The most fascinating element in the book is the creatively written forms of Anna’s confabulations, which I found to be brilliant combinations of language that almost resemble poetry.
Some examples include:
“Sweet keys of sun in the dusk of the toaster,” – p.6
“Fissures on the hummingbird’s feet.” – p.6
“Turn up the jet trails; there are steam engines and poor magpies; useless to try to do anything about them,” – p.6
“I’m fine, I’m fine, the tortoises have lain and are crawling slowly and singing the song for six trees that run through the garden, and we could have dinner on the lawn, but Mike has brought the car and if the teeth are cleaned then we all…” – p.7
Aside from that the book includes the pictorial signs that the character Mike uses to try to communicate with his wife, which adds a new visual element to the storytelling.
And I also appreciated the gutsy realism of Mike’s thoughts, which were convincingly voiced in a male perspective written by a female author.
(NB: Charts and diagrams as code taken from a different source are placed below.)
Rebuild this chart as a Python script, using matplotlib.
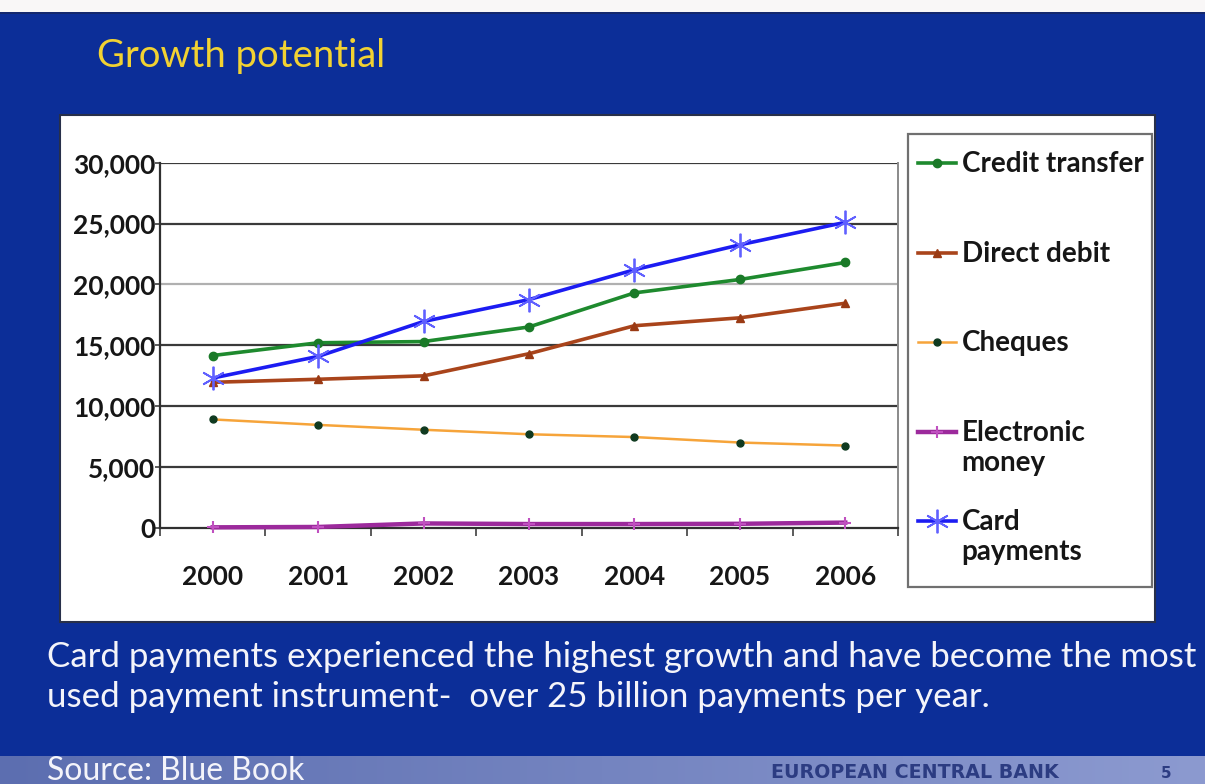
import numpy as np
import matplotlib
matplotlib.use("Agg")
import matplotlib.pyplot as plt
from matplotlib.patches import Rectangle
from matplotlib.legend_handler import HandlerLine2D
from matplotlib.transforms import Bbox, TransformedBbox
from matplotlib.ticker import FixedLocator, FuncFormatter

# ---------------- data ----------------
years = ["2000", "2001", "2002", "2003", "2004", "2005", "2006"]
credit_transfer = [14150, 15200, 15300, 16500, 19300, 20400, 21800]
direct_debit = [11950, 12200, 12480, 14300, 16600, 17250, 18450]
cheques = [8900, 8450, 8050, 7680, 7450, 7000, 6750]
electronic_money = [30, 60, 350, 300, 300, 320, 420]
card_payments = [12300, 14080, 16950, 18750, 21200, 23250, 25100]
series_labels = ["Credit transfer", "Direct debit", "Cheques",
                 "Electronic\nmoney", "Card\npayments"]
y_ticks = [0, 5000, 10000, 15000, 20000, 25000, 30000]
title = "Growth potential"
caption = ["Card payments experienced the highest growth and have become the most",
           "used payment instrument-  over 25 billion payments per year."]
source = "Source: Blue Book"
footer = "EUROPEAN CENTRAL BANK"
page = "5"

W, H = 1205, 784
fig = plt.figure(figsize=(W / 100, H / 100), dpi=100)


def fx(x):
    return x / W


def fy(y):
    return 1 - y / H


# ---------------- background ----------------
bg = fig.add_axes([0, 0, 1, 1], zorder=-10)
bg.set_axis_off()
img = np.zeros((H, W, 3))
img[:, :] = np.array([12, 46, 152]) / 255
img[:12, :] = np.array([250, 247, 247]) / 255
img[12:14, :] = np.array([20, 40, 110]) / 255
band_l = np.array([92, 110, 176]) / 255
band_r = np.array([140, 154, 208]) / 255
t = np.linspace(0, 1, W)[:, None]
img[756:, :] = (band_l * (1 - t) + band_r * t)[None, :, :]
bg.imshow(img, extent=[0, 1, 0, 1], aspect="auto", interpolation="bilinear")
bg.set_xlim(0, 1)
bg.set_ylim(0, 1)

# white chart panel
fig.patches.append(Rectangle((fx(60), fy(622)), fx(1155) - fx(60), fy(115) - fy(622),
                             transform=fig.transFigure, facecolor="white",
                             edgecolor="#28304a", linewidth=1.5, zorder=-5))
# legend frame
fig.patches.append(Rectangle((fx(908), fy(587)), fx(1152) - fx(908), fy(134) - fy(587),
                             transform=fig.transFigure, facecolor="white",
                             edgecolor="#707070", linewidth=1.6, zorder=-4))

# ---------------- chart ----------------
ax = fig.add_axes([fx(160), fy(527.7), fx(898) - fx(160), fy(162.7) - fy(527.7)])
ax.set_facecolor("none")
x = np.arange(len(years))

styles = [
    dict(color="#1e8a2e", lw=2.6, marker="o", ms=6, mfc="#1a7a28", mec="#1a7a28"),
    dict(color="#a9441b", lw=2.6, marker="^", ms=6, mfc="#9a3a14", mec="#9a3a14"),
    dict(color="#f6a43a", lw=1.8, marker="o", ms=5, mfc="#103a20", mec="#103a20"),
    dict(color="#9c2a9c", lw=3.2, marker="+", ms=8, mfc="#c050c0", mec="#c050c0", mew=1.5),
    dict(color="#1c1cf2", lw=2.6, marker=(6, 2, 0), ms=17, mfc="#6060ff", mec="#6060ff", mew=1.3),
]
series = [credit_transfer, direct_debit, cheques, electronic_money, card_payments]
lines = []
for vals, lab, st in zip(series, series_labels, styles):
    ln, = ax.plot(x, vals, label=lab, zorder=3, clip_on=False, **st)
    lines.append(ln)

ax.set_xlim(-0.5, len(years) - 0.5)
ax.set_ylim(0, 30000)
ax.set_yticks(y_ticks)
ax.yaxis.set_major_formatter(FuncFormatter(lambda v, p: f"{int(v):,}"))
ax.set_xticks(x)
ax.set_xticklabels(years)
ax.xaxis.set_minor_locator(FixedLocator(np.arange(-0.5, len(years), 1.0)))

tick_font = dict(family=["Lato", "DejaVu Sans"], weight="bold", size=19)
for lbl in ax.get_xticklabels() + ax.get_yticklabels():
    lbl.set_fontproperties(matplotlib.font_manager.FontProperties(**tick_font))
    lbl.set_color("#161616")
ax.tick_params(axis="x", which="major", length=0, pad=27)
ax.tick_params(axis="x", which="minor", length=6, width=1.2, color="#404040", direction="out")
ax.tick_params(axis="y", which="major", length=3.5, width=1.2, color="#404040", pad=0)

for yv in y_ticks[1:]:
    ax.axhline(yv, color="#b0b0b0" if yv == 20000 else "#3a3a3a", lw=1.6, zorder=1)

for s in ["left", "bottom"]:
    ax.spines[s].set_color("#303030")
    ax.spines[s].set_linewidth(1.6)
ax.spines["top"].set_visible(False)
ax.spines["right"].set_color("#8a8a8a")
ax.spines["right"].set_linewidth(1.4)


# ---------------- legend ----------------
class FirstLineHandler(HandlerLine2D):
    def __init__(self, shift, **kw):
        super().__init__(**kw)
        self.shift = shift

    def create_artists(self, legend, orig_handle, xdescent, ydescent, width, height,
                       fontsize, trans):
        arts = super().create_artists(legend, orig_handle, xdescent, ydescent, width,
                                      height, fontsize, trans)
        for a in arts:
            a.set_ydata(np.asarray(a.get_ydata(), dtype=float) + self.shift)
        return arts


leg_fs = 20
leg_labels = [l if "\n" in l else l + "\n " for l in series_labels]
handler = FirstLineHandler(shift=0.6 * leg_fs, numpoints=1)
leg = fig.legend(lines, leg_labels, loc="upper left",
                 bbox_to_anchor=(fx(918), fy(151)), bbox_transform=fig.transFigure,
                 frameon=False, borderpad=0, borderaxespad=0,
                 handlelength=1.35, handletextpad=0.22, labelspacing=1.2,
                 prop=dict(family=["Lato", "DejaVu Sans"], weight="bold", size=leg_fs),
                 handler_map={l: handler for l in lines})
leg.set_zorder(5)
clipbb = TransformedBbox(Bbox([[fx(60), fy(622)], [fx(1152), fy(115)]]), fig.transFigure)
for tx in leg.get_texts():
    tx.set_color("#161616")
    tx.set_clip_box(clipbb)
    tx.set_clip_on(True)

# ---------------- texts ----------------
ttl = fig.text(fx(97), fy(67), title, color="#f2d232", fontsize=24,
               family=["Lato", "DejaVu Sans"], va="baseline", ha="left")
cap1 = fig.text(fx(47), fy(667), caption[0], color="#f4f4fa", fontsize=25,
                family=["Lato", "DejaVu Sans"], va="baseline", ha="left")
cap2 = fig.text(fx(47), fy(707), caption[1], color="#f4f4fa", fontsize=25,
                family=["Lato", "DejaVu Sans"], va="baseline", ha="left")
src = fig.text(fx(47), fy(780), source, color="#f4f4fa", fontsize=22,
               family=["Lato", "DejaVu Sans"], va="baseline", ha="left")
ecb = fig.text(fx(915), fy(773), footer, color="#2c3c82", fontsize=11,
               family=["DejaVu Sans"], weight="bold", va="center", ha="center")
pg = fig.text(fx(1166), fy(773), page, color="#2c3c82", fontsize=11,
              family=["DejaVu Sans"], weight="bold", va="center", ha="center")

fig.canvas.draw()
r = fig.canvas.get_renderer()


def fit(txt, width):
    bb = txt.get_window_extent(r)
    txt.set_fontsize(txt.get_fontsize() * width / bb.width)


fit(ttl, 288)
fit(cap1, 1150)
cap2.set_fontsize(cap1.get_fontsize())
fit(src, 256)
fit(ecb, 286)

fig.savefig("out.png", dpi=100)
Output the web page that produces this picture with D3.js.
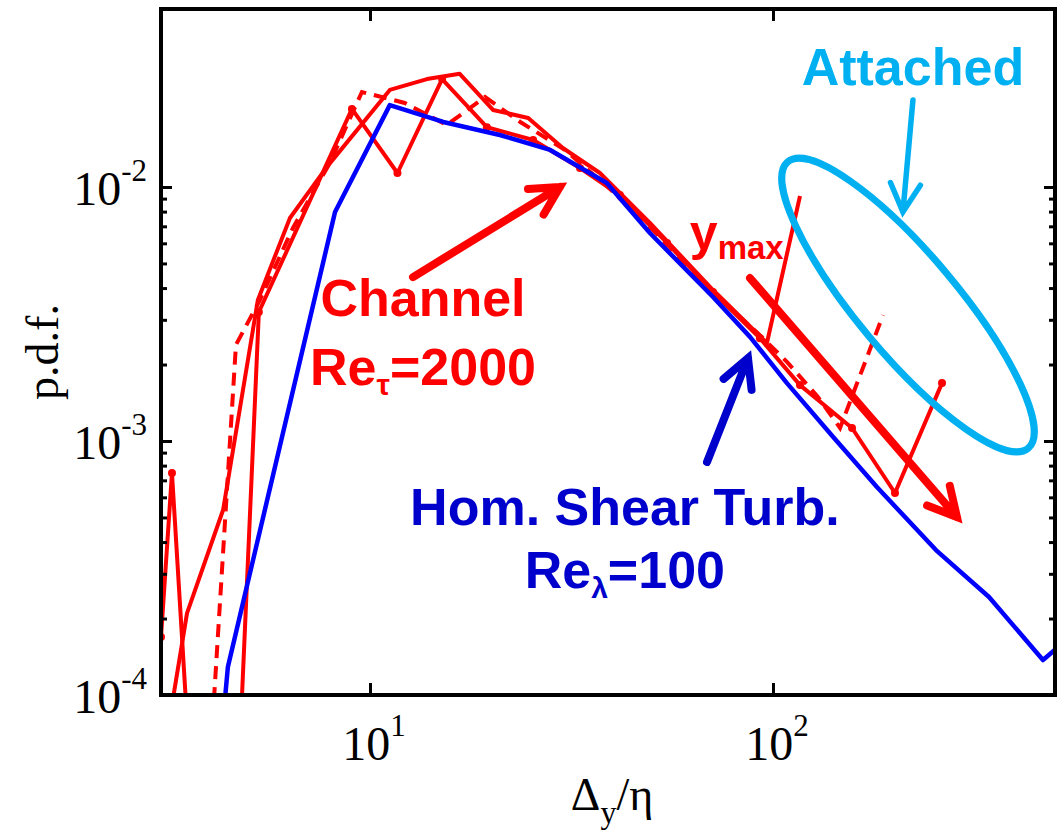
<!DOCTYPE html>
<html>
<head>
<meta charset="utf-8">
<script src="https://cdn.jsdelivr.net/npm/d3@7"></script>
<style>
  body { margin: 0; background: #fff; }
  svg { display: block; }
</style>
</head>
<body>
<svg id="chart" width="1060" height="832"></svg>
<script>
// Homogeneous shear turbulence, Re_lambda = 100
const hstX = [4.35, 4.44, 8.19, 11.2, 15.2, 21.0, 28.0, 38.7, 49.5, 71.0, 87.7, 108.3, 140.9, 181.1, 253.8, 343.6, 467.7, 506.6];
const hstY = [9.0e-5, 1.29e-4, 7.97e-3, 0.0210, 0.01803, 0.01602, 0.01399, 0.01037, 6.59e-3, 3.69e-3, 2.57e-3, 1.69e-3, 1.04e-3, 6.59e-4, 3.72e-4, 2.43e-4, 1.373e-4, 1.53e-4];

// Channel, Re_tau = 2000 : three wall-distance bands
const chAX = [3.226, 3.516, 4.32, 5.27, 6.33, 7.82, 11.2, 13.85, 16.7, 20.2, 24.7, 30.1, 37.2, 49.5, 71.0, 96.6, 116.7];
const chAY = [9.14e-5, 2.10e-4, 5.35e-4, 3.59e-3, 7.55e-3, 0.0120, 0.0241, 0.0266, 0.0279, 0.0201, 0.0187, 0.01424, 0.01135, 7.22e-3, 3.93e-3, 2.43e-3, 9.22e-3];

const chBX = [4.10, 4.65, 5.33, 6.44, 7.95, 9.55, 12.2, 15.5, 19.3, 23.6, 30.5, 39.4, 52.4, 71.0, 92.8, 108.3, 129.3, 146.7, 187.5];
const chBY = [9.55e-5, 2.39e-3, 3.59e-3, 6.90e-3, 0.01243, 0.02366, 0.02142, 0.01754, 0.0226, 0.01803, 0.01399, 0.00982, 6.36e-3, 3.83e-3, 2.61e-3, 2.05e-3, 1.49e-3, 1.125e-3, 3.13e-3];

const chCX = [3.03, 3.226, 3.516, 4.32, 5.3, 9.02, 11.7, 15.1, 19.5, 25.4, 33.2, 41.7, 54.6, 71.0, 92.8, 116.7, 157.1, 200.8, 262.7];
const chCY = [1.69e-4, 7.48e-4, 7.97e-5, 2.0e-6, 3.22e-3, 0.0203, 0.01135, 0.0266, 0.0172, 0.01531, 0.01188, 9.30e-3, 6.02e-3, 3.86e-3, 2.54e-3, 1.66e-3, 1.125e-3, 6.24e-4, 1.69e-3];

// axis ticks
const xTicks = [10, 100];
const xTickExp = ["1", "2"];
const yTicks = [1e-4, 1e-3, 1e-2];
const yTickExp = ["-4", "-3", "-2"];

// annotation anchors (data coordinates)
const channelArrow = [[12.79, 4.42e-3], [29.6, 1.0e-2]];
const ymaxArrow = [[87.7, 4.38e-3], [286.1, 5.02e-4]];
const hstArrow = [[68.6, 8.27e-4], [86.7, 2.12e-3]];
const attachedArrow = [[222.5, 0.0220], [210.1, 7.97e-3]];
const attachedCenter = [216.3, 3.43e-3];

const W = 1060, H = 832;
const plot = { left: 161, right: 1055, top: 9, bottom: 695 };

const RED = "#ff0000", BLUE = "#0000ff", NAVY = "#0000cc", CYAN = "#00b0f0";
const SERIF = "'Liberation Serif', 'Times New Roman', serif";
const SANS = "'Liberation Sans', Arial, Helvetica, sans-serif";

const x = d3.scaleLog().domain([3.03, 501]).range([plot.left, plot.right]);
const y = d3.scaleLog().domain([1e-4, 0.0502]).range([plot.bottom, plot.top]);

const svg = d3.select("#chart");
svg.append("rect").attr("width", W).attr("height", H).attr("fill", "#fff");

svg.append("defs").append("clipPath").attr("id", "plotClip")
  .append("rect")
  .attr("x", plot.left).attr("y", plot.top)
  .attr("width", plot.right - plot.left).attr("height", plot.bottom - plot.top);

const line = d3.line().x(d => x(d[0])).y(d => y(d[1]));
const curves = svg.append("g").attr("clip-path", "url(#plotClip)");

// channel curves
curves.append("path").datum(d3.zip(chBX, chBY))
  .attr("d", line).attr("fill", "none").attr("stroke", RED)
  .attr("stroke-width", 4).attr("stroke-dasharray", "13,8");
curves.append("path").datum(d3.zip(chAX, chAY))
  .attr("d", line).attr("fill", "none").attr("stroke", RED)
  .attr("stroke-width", 4).attr("stroke-linejoin", "round");
curves.append("path").datum(d3.zip(chCX, chCY))
  .attr("d", line).attr("fill", "none").attr("stroke", RED)
  .attr("stroke-width", 4).attr("stroke-linejoin", "round");
curves.selectAll("circle.mk").data(d3.zip(chCX, chCY))
  .join("circle").attr("class", "mk")
  .attr("cx", d => x(d[0])).attr("cy", d => y(d[1]))
  .attr("r", 4).attr("fill", RED);

// shear turbulence curve
curves.append("path").datum(d3.zip(hstX, hstY))
  .attr("d", line).attr("fill", "none").attr("stroke", BLUE)
  .attr("stroke-width", 4.5).attr("stroke-linejoin", "round");

// axes: ticks point inward on all four sides
const yMinor = y.ticks().filter(v => v < 0.0101 && !yTicks.some(t => Math.abs(t - v) / t < 1e-6));

function styleAxis(g) {
  g.select(".domain").remove();
  g.selectAll(".tick line").attr("stroke", "#000").attr("stroke-width", 3);
  g.selectAll(".tick text").remove();
}
svg.append("g").attr("transform", `translate(0,${plot.bottom})`)
  .call(d3.axisBottom(x).tickValues(xTicks).tickSize(-12).tickFormat("")).call(styleAxis);
svg.append("g").attr("transform", `translate(0,${plot.top})`)
  .call(d3.axisTop(x).tickValues(xTicks).tickSize(-12).tickFormat("")).call(styleAxis);
svg.append("g").attr("transform", `translate(${plot.left},0)`)
  .call(d3.axisLeft(y).tickValues(yTicks).tickSize(-11).tickFormat("")).call(styleAxis);
svg.append("g").attr("transform", `translate(${plot.left},0)`)
  .call(d3.axisLeft(y).tickValues(yMinor).tickSize(-6).tickFormat("")).call(styleAxis);
svg.append("g").attr("transform", `translate(${plot.right},0)`)
  .call(d3.axisRight(y).tickValues(yTicks).tickSize(-11).tickFormat("")).call(styleAxis);
svg.append("g").attr("transform", `translate(${plot.right},0)`)
  .call(d3.axisRight(y).tickValues(yMinor).tickSize(-6).tickFormat("")).call(styleAxis);

svg.append("rect")
  .attr("x", plot.left).attr("y", plot.top)
  .attr("width", plot.right - plot.left).attr("height", plot.bottom - plot.top)
  .attr("fill", "none").attr("stroke", "#000").attr("stroke-width", 4);

// tick labels with superscript exponents
yTicks.forEach((v, i) => {
  const t = svg.append("text")
    .attr("x", plot.left - 14).attr("y", y(v) + 18)
    .attr("text-anchor", "end")
    .attr("font-family", SERIF).attr("font-size", 48).attr("fill", "#000");
  t.append("tspan").text("10");
  t.append("tspan").attr("dy", -24).attr("font-size", 31).text(yTickExp[i]);
});
xTicks.forEach((v, i) => {
  const t = svg.append("text")
    .attr("x", x(v) + 4).attr("y", 760)
    .attr("text-anchor", "middle")
    .attr("font-family", SERIF).attr("font-size", 48).attr("fill", "#000");
  t.append("tspan").text("10");
  t.append("tspan").attr("dy", -24).attr("font-size", 31).text(xTickExp[i]);
});

// axis titles
const xt = svg.append("text")
  .attr("x", (plot.left + plot.right) / 2 + 4).attr("y", 810)
  .attr("text-anchor", "middle")
  .attr("font-family", SERIF).attr("font-size", 46).attr("fill", "#000");
xt.append("tspan").text("\u0394");
xt.append("tspan").attr("dy", 13).attr("font-size", 32).text("y");
xt.append("tspan").attr("dy", -13).text("/\u03b7");

svg.append("text")
  .attr("transform", `translate(58,${(plot.top + plot.bottom) / 2}) rotate(-90)`)
  .attr("text-anchor", "middle")
  .attr("font-family", SERIF).attr("font-size", 46).attr("fill", "#000")
  .text("p.d.f.");

// annotations
const notes = svg.append("g");

function arrow(pts, color, width) {
  const [x0, y0] = [x(pts[0][0]), y(pts[0][1])];
  const [x1, y1] = [x(pts[1][0]), y(pts[1][1])];
  const ang = Math.atan2(y0 - y1, x0 - x1);
  const len = 32, spread = 28 * Math.PI / 180;
  const a1 = [x1 + len * Math.cos(ang + spread), y1 + len * Math.sin(ang + spread)];
  const a2 = [x1 + len * Math.cos(ang - spread), y1 + len * Math.sin(ang - spread)];
  notes.append("path")
    .attr("d", `M${x0},${y0}L${x1},${y1}M${a1[0]},${a1[1]}L${x1},${y1}L${a2[0]},${a2[1]}`)
    .attr("fill", "none").attr("stroke", color).attr("stroke-width", width)
    .attr("stroke-linecap", "round").attr("stroke-linejoin", "miter");
}

arrow(channelArrow, RED, 8);
arrow(ymaxArrow, RED, 8);
arrow(hstArrow, NAVY, 8);
arrow(attachedArrow, CYAN, 5.5);

notes.append("ellipse")
  .attr("transform", `translate(${x(attachedCenter[0])},${y(attachedCenter[1])}) rotate(50)`)
  .attr("rx", 187).attr("ry", 50)
  .attr("fill", "none").attr("stroke", CYAN).attr("stroke-width", 7);

function label(xv, yv, color, parts) {
  const t = notes.append("text")
    .attr("x", x(xv)).attr("y", y(yv))
    .attr("text-anchor", "middle")
    .attr("font-family", SANS).attr("font-weight", "bold")
    .attr("font-size", 52).attr("fill", color);
  parts.forEach(p => {
    const s = t.append("tspan").text(p.text);
    if (p.dy) s.attr("dy", p.dy);
    if (p.size) s.attr("font-size", p.size);
  });
  return t;
}

label(222.5, 0.0252, CYAN, [{ text: "Attached" }]);
label(13.54, 3.10e-3, RED, [{ text: "Channel" }]);
label(13.54, 1.66e-3, RED, [{ text: "Re" }, { text: "\u03c4", dy: 10, size: 30 }, { text: "=2000", dy: -10 }]);
label(42.9, 4.67e-4, NAVY, [{ text: "Hom. Shear Turb." }]);
label(42.9, 2.64e-4, NAVY, [{ text: "Re" }, { text: "\u03bb", dy: 10, size: 30 }, { text: "=100", dy: -10 }]);

const ym = notes.append("text")
  .attr("x", x(62.2)).attr("y", y(5.65e-3))
  .attr("font-family", SANS).attr("font-weight", "bold")
  .attr("font-size", 50).attr("fill", RED);
ym.append("tspan").text("y");
ym.append("tspan").attr("dy", 9).attr("font-size", 33).text("max");
</script>
</body>
</html>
The writing easily moves from tender to crass and reveals the potential and real internal dialogue of a man’s conflicted physical desire and his own personal sense of emotional pain and sentimentality.
The story and its writing is both a confessional and tribute to a marriage’s intimate autobiography as well as an example of its perseverance and tenderness through trial and crisis.
The reader will be most surprised by its almost profane honesty and moved by its characters’ struggle to cope and reconnect to one another beyond the harness of language.
It’s a beautiful, sad, and harsh novella that may bring its readers to avidly consider the beauty and delicacy of their own relationships and/or the longevity and fragility of a marriage partnership coiled by the promise of love, endurance, crisis, and compromise.
A special thank you to Vintage Canada of Random House of Canada for providing me with a media copy in exchange for an unpaid, honest review.
What creative ways can you think of to reconnect with someone you love who no longer has the ability to communicate with you in the same way?